Diante das constantes tentativas de reescrever a História de acordo com os interesses e as biografias de quem está no poder, o ex-ministro Pedro Malan já disse, cheio de razão e ironia, que no Brasil até o passado é incerto. Dar clareza e nitidez à História e aos seus protagonistas é o grande valor, além da narrativa fluente, elegante e sincera, das memórias do ex-presidente Fernando Henrique Cardoso em “O improvável presidente do Brasil”, escrito originalmente em inglês com a colaboração de Brian Winter e traduzido por Clovis Marques. Daria um filmaço.
Com sua vasta cultura, seu fino humor e sua capacidade de expressar suas ideias, o professor Cardoso conta, com notável poder de síntese e de análise, uma pequena grande história do Brasil moderno, através da surpreendente e acidentada trajetória de um príncipe da sociologia ao exílio e à Presidência da Republica, pontuada por quase inverossímeis lances de sorte, e por grandes desastres do acaso, num país tropical que supera a mais fantasiosa ficção.

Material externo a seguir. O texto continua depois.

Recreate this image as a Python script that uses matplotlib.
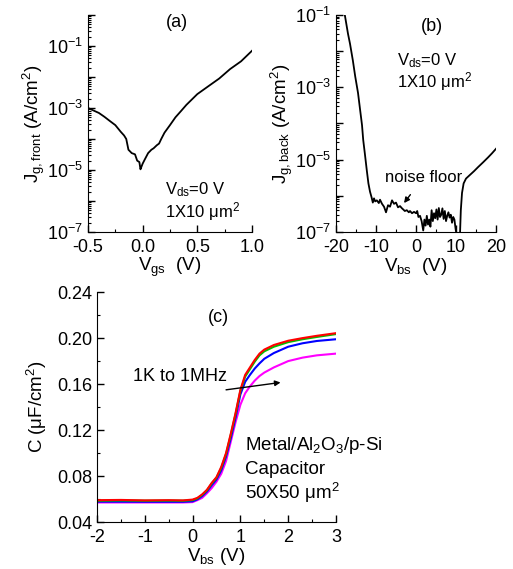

Para um gringo que não conheça o Brasil, seu povo, seus políticos e sua cultura, além de uma aula de história contemporânea, narrada de um ponto de vista privilegiado, num tempo de grandes transformações, deve ser uma leitura tão eletrizante como um romance, tantas as peripécias, surpresas e viradas da história, além do charme e grandeza do protagonista e da vileza dos vilões. Para brasileiros também, mas por outros motivos.
O principal é restaurar, antes que seja tarde, a verdade histórica, na visão sociológica do que era o país antes do Plano Real e na narrativa de sua heroica implantação, enfrentando a resistência das elites que viviam da inflação e a sabotagem do PT e de seu ex-aliado Lula, que sentenciou: “Esse plano não é um sonho, é um pesadelo, que vai servir apenas para congelar a miséria no Brasil”.
Mas o sonho era real e nada foi melhor para os pobres — e para Lula e o PT — do que o plano que domou a inflação e nos deu, como nunca na história deste país, uma moeda de verdade, criando as condições para as conquistas econômicas e sociais dos governos seguintes.